Set problem:
Extract, in full, the lines below, beginning at the first and ending with the line that contains "const groupRows = [0, 11, 19, 24, 27, 36, 41, 48]". Pictures do not belong in the copy.

Supplied information:
'''

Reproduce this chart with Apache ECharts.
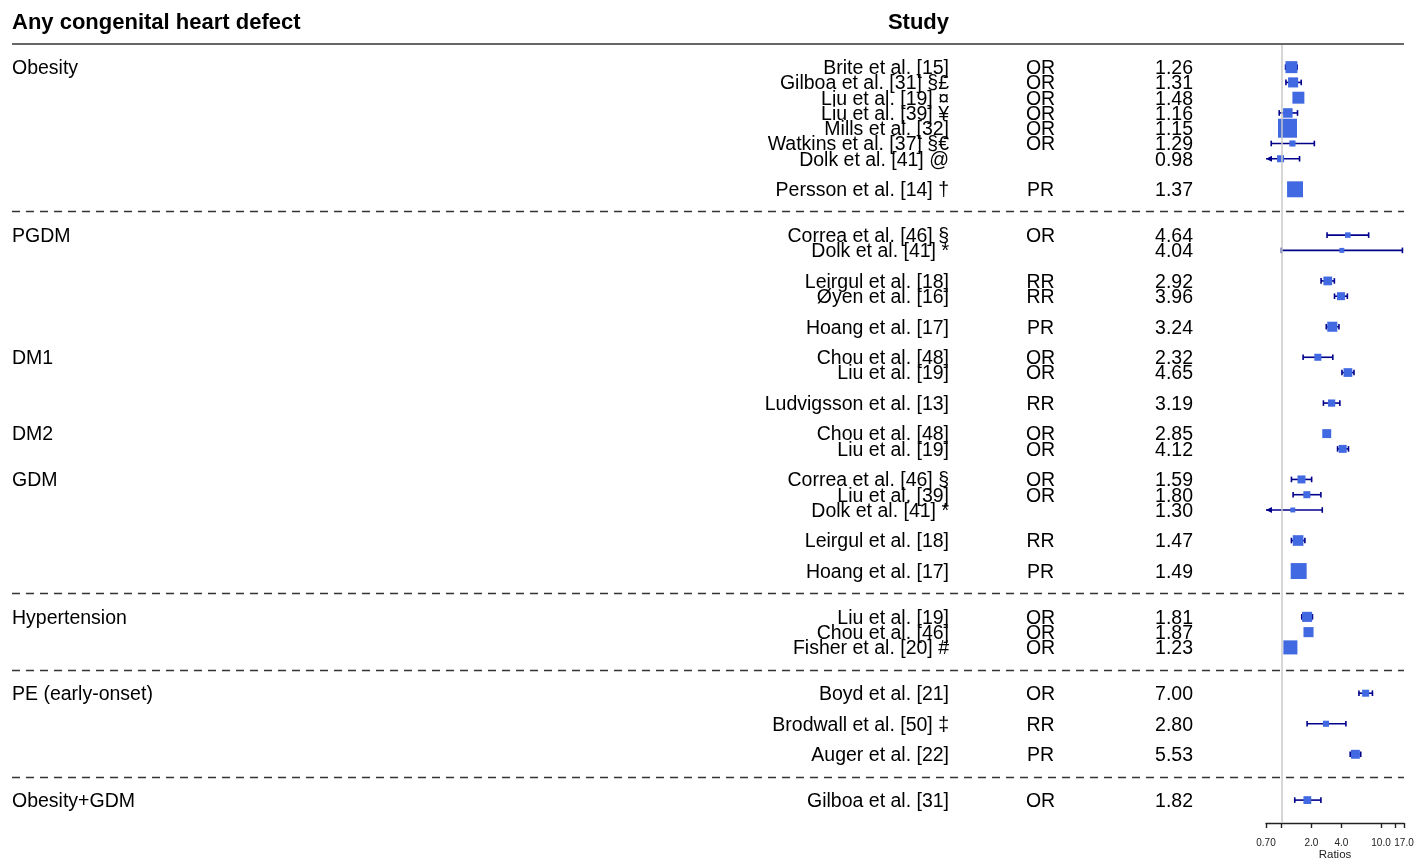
<!DOCTYPE html>
<html>
<head>
<meta charset="utf-8">
<script src="https://cdn.jsdelivr.net/npm/echarts@6/dist/echarts.min.js"></script>
<style>
  html, body { margin: 0; padding: 0; background: #fff; }
  #chart { width: 1428px; height: 858px; }
</style>
</head>
<body>
<div id="chart"></div>
<script>
// groups and the row each label sits on
const groupNames = ['Obesity', 'PGDM', 'DM1', 'DM2', 'GDM', 'Hypertension', 'PE (early-onset)', 'Obesity+GDM']
const groupRows = [0, 11, 19, 24, 27, 36, 41, 48]

// one entry per study
const studies = [
  'Brite et al. [15]', 'Gilboa et al. [31] §£', 'Liu et al. [19] ¤', 'Liu et al. [39] ¥', 'Mills et al. [32]',
  'Watkins et al. [37] §€', 'Dolk et al. [41] @', 'Persson et al. [14] †',
  'Correa et al. [46] §', 'Dolk et al. [41] *', 'Leirgul et al. [18]', 'Øyen et al. [16]', 'Hoang et al. [17]',
  'Chou et al. [48]', 'Liu et al. [19]', 'Ludvigsson et al. [13]',
  'Chou et al. [48]', 'Liu et al. [19]',
  'Correa et al. [46] §', 'Liu et al. [39]', 'Dolk et al. [41] *', 'Leirgul et al. [18]', 'Hoang et al. [17]',
  'Liu et al. [19]', 'Chou et al. [46]', 'Fisher et al. [20] #',
  'Boyd et al. [21]', 'Brodwall et al. [50] ‡', 'Auger et al. [22]',
  'Gilboa et al. [31]'
]
const studyRows = [0, 1, 2, 3, 4, 5, 6, 8, 11, 12, 14, 15, 17, 19, 20, 22, 24, 25, 27, 28, 29, 31, 33, 36, 37, 38, 41, 43, 45, 48]
const measures = [
  'OR', 'OR', 'OR', 'OR', 'OR', 'OR', '', 'PR',
  'OR', '', 'RR', 'RR', 'PR',
  'OR', 'OR', 'RR',
  'OR', 'OR',
  'OR', 'OR', '', 'RR', 'PR',
  'OR', 'OR', 'OR',
  'OR', 'RR', 'PR',
  'OR'
]
const estimates = [
  1.26, 1.31, 1.48, 1.16, 1.15, 1.29, 0.98, 1.37,
  4.64, 4.04, 2.92, 3.96, 3.24,
  2.32, 4.65, 3.19,
  2.85, 4.12,
  1.59, 1.80, 1.30, 1.47, 1.49,
  1.81, 1.87, 1.23,
  7.00, 2.80, 5.53,
  1.82
]
const lowers = [
  1.10, 1.11, 1.39, 0.95, 1.09, 0.79, 0.60, 1.30,
  2.87, 1.00, 2.50, 3.41, 2.82,
  1.65, 4.05, 2.64,
  2.70, 3.66,
  1.26, 1.31, 0.65, 1.26, 1.42,
  1.60, 1.75, 1.15,
  6.00, 1.81, 4.90,
  1.36
]
const uppers = [
  1.44, 1.58, 1.58, 1.45, 1.21, 2.14, 1.52, 1.45,
  7.51, 16.4, 3.40, 4.59, 3.78,
  3.28, 5.35, 3.86,
  3.00, 4.71,
  2.01, 2.49, 2.57, 1.72, 1.56,
  2.05, 2.00, 1.32,
  8.20, 4.44, 6.25,
  2.49
]
// relative study weight (largest = 1)
const weights = [
  0.63, 0.53, 0.63, 0.50, 1.00, 0.32, 0.37, 0.84,
  0.29, 0.26, 0.46, 0.42, 0.53,
  0.37, 0.46, 0.38,
  0.47, 0.42,
  0.42, 0.37, 0.26, 0.56, 0.84,
  0.53, 0.53, 0.74,
  0.37, 0.32, 0.47,
  0.41
]
// dashed separators between blocks (row positions)
const separatorRows = [9.45, 34.45, 39.5, 46.5]

const tickValues = [0.7, 1, 2, 4, 10, 14, 17]
const labelValues = [0.7, 2, 4, 10, 17]

const FONT = "'Liberation Sans', Arial, Helvetica, sans-serif"
const xMinLog = Math.log10(0.7)
const xMaxLog = Math.log10(17)
const MAX_BOX = 19
const LEFT_X = 12, RIGHT_X = 1404
const STUDY_X = 949, MEASURE_X = 1040.5, VALUE_X = 1193
const TEXT_DY = 1.5
const BLUE = '#4169E1', NAVY = '#00008B'

const chart = echarts.init(document.getElementById('chart'))

function renderForest(params, api) {
  const row = api.value(1)
  const c = api.coord([api.value(0), row])
  const xMin = api.coord([xMinLog, row])[0]
  const xMax = api.coord([xMaxLog, row])[0]
  let xl = api.coord([api.value(2), row])[0]
  let xh = api.coord([api.value(3), row])[0]
  const clipL = xl < xMin - 0.5
  const clipH = xh > xMax + 0.5
  if (clipL) xl = xMin
  if (clipH) xh = xMax
  const y = c[1]
  const lineStyle = { stroke: NAVY, lineWidth: 1.6 }
  const children = [
    { type: 'line', shape: { x1: xl, y1: y, x2: xh, y2: y }, style: lineStyle }
  ]
  if (clipL) {
    children.push({ type: 'polygon', shape: { points: [[xl, y], [xl + 6, y - 3], [xl + 6, y + 3]] }, style: { fill: NAVY } })
  } else {
    children.push({ type: 'line', shape: { x1: xl, y1: y - 2.8, x2: xl, y2: y + 2.8 }, style: lineStyle })
  }
  if (clipH) {
    children.push({ type: 'polygon', shape: { points: [[xh, y], [xh - 6, y - 3], [xh - 6, y + 3]] }, style: { fill: NAVY } })
  } else {
    children.push({ type: 'line', shape: { x1: xh, y1: y - 2.8, x2: xh, y2: y + 2.8 }, style: lineStyle })
  }
  const s = api.value(4) * MAX_BOX
  children.push({ type: 'rect', shape: { x: c[0] - s / 2, y: y - s / 2, width: s, height: s }, style: { fill: BLUE } })
  return { type: 'group', children }
}

function renderStudyText(params, api) {
  const i = params.dataIndex
  const y = api.coord([0, api.value(1)])[1] + TEXT_DY
  const base = { fontFamily: FONT, fontSize: 19.5, fill: '#000', verticalAlign: 'middle' }
  return {
    type: 'group',
    children: [
      { type: 'text', x: STUDY_X, y, style: Object.assign({ text: studies[i], align: 'right' }, base) },
      { type: 'text', x: MEASURE_X, y, style: Object.assign({ text: measures[i], align: 'center' }, base) },
      { type: 'text', x: VALUE_X, y, style: Object.assign({ text: estimates[i].toFixed(2), align: 'right' }, base) }
    ]
  }
}

function renderGroup(params, api) {
  const y = api.coord([0, api.value(1)])[1] + TEXT_DY
  return {
    type: 'text', x: LEFT_X, y,
    style: { text: groupNames[params.dataIndex], fontFamily: FONT, fontSize: 19.5, fill: '#000', align: 'left', verticalAlign: 'middle' }
  }
}

function renderSeparator(params, api) {
  const y = Math.round(api.coord([0, api.value(1)])[1]) + 0.5
  return {
    type: 'line',
    shape: { x1: LEFT_X, y1: y, x2: RIGHT_X, y2: y },
    style: { stroke: '#333', lineWidth: 1.5, lineDash: [8, 6] }
  }
}

const lg = v => Math.log10(v)

const option = {
  animation: false,
  backgroundColor: '#fff',
  grid: { left: 1266, right: 24, top: 45, bottom: 35, containLabel: false, outerBoundsMode: 'none' },
  xAxis: {
    type: 'value',
    min: xMinLog,
    max: xMaxLog,
    name: 'Ratios',
    nameLocation: 'middle',
    nameGap: 26,
    nameMoveOverlap: false,
    nameTextStyle: { fontFamily: FONT, fontSize: 11.5, color: '#222' },
    axisLine: { onZero: false, lineStyle: { color: '#222', width: 1.4 } },
    axisTick: { customValues: tickValues.map(lg), length: 5, lineStyle: { color: '#222', width: 1.4 } },
    axisLabel: {
      customValues: labelValues.map(lg),
      fontFamily: FONT, fontSize: 10, color: '#222', margin: 15,
      formatter: v => {
        const r = Math.pow(10, v)
        return r < 1 ? r.toFixed(2) : r.toFixed(1)
      }
    },
    splitLine: { show: false }
  },
  yAxis: { type: 'value', inverse: true, min: -1.45, max: 49.5, show: false },
  graphic: [
    { type: 'text', x: LEFT_X, y: 21 + TEXT_DY, style: { text: 'Any congenital heart defect', fontFamily: FONT, fontSize: 22, fontWeight: 'bold', fill: '#000', align: 'left', verticalAlign: 'middle' } },
    { type: 'text', x: STUDY_X, y: 21 + TEXT_DY, style: { text: 'Study', fontFamily: FONT, fontSize: 22, fontWeight: 'bold', fill: '#000', align: 'right', verticalAlign: 'middle' } },
    { type: 'line', shape: { x1: LEFT_X, y1: 44, x2: RIGHT_X, y2: 44 }, style: { stroke: '#333', lineWidth: 1.5 } }
  ],
  series: [
    {
      type: 'custom',
      name: 'separators',
      clip: false,
      z: 1,
      renderItem: renderSeparator,
      data: separatorRows.map(r => [0, r]),
      markLine: {
        silent: true,
        symbol: 'none',
        label: { show: false },
        lineStyle: { color: '#c8c8c8', width: 1.5, type: 'solid' },
        data: [{ xAxis: 0 }]
      }
    },
    {
      type: 'custom',
      name: 'groups',
      clip: false,
      z: 2,
      renderItem: renderGroup,
      data: groupRows.map(r => [0, r])
    },
    {
      type: 'custom',
      name: 'text',
      clip: false,
      z: 2,
      renderItem: renderStudyText,
      data: studyRows.map(r => [0, r])
    },
    {
      type: 'custom',
      name: 'forest',
      clip: false,
      z: 3,
      renderItem: renderForest,
      data: studyRows.map((r, i) => [lg(estimates[i]), r, lg(lowers[i]), lg(uppers[i]), weights[i]])
    }
  ]
}

chart.setOption(option)
</script>
</body>
</html>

'''

Task result:
Reproduce this chart with Apache ECharts.
<!DOCTYPE html>
<html>
<head>
<meta charset="utf-8">
<script src="https://cdn.jsdelivr.net/npm/echarts@6/dist/echarts.min.js"></script>
<style>
  html, body { margin: 0; padding: 0; background: #fff; }
  #chart { width: 1428px; height: 858px; }
</style>
</head>
<body>
<div id="chart"></div>
<script>
// groups and the row each label sits on
const groupNames = ['Obesity', 'PGDM', 'DM1', 'DM2', 'GDM', 'Hypertension', 'PE (early-onset)', 'Obesity+GDM']
const groupRows = [0, 11, 19, 24, 27, 36, 41, 48]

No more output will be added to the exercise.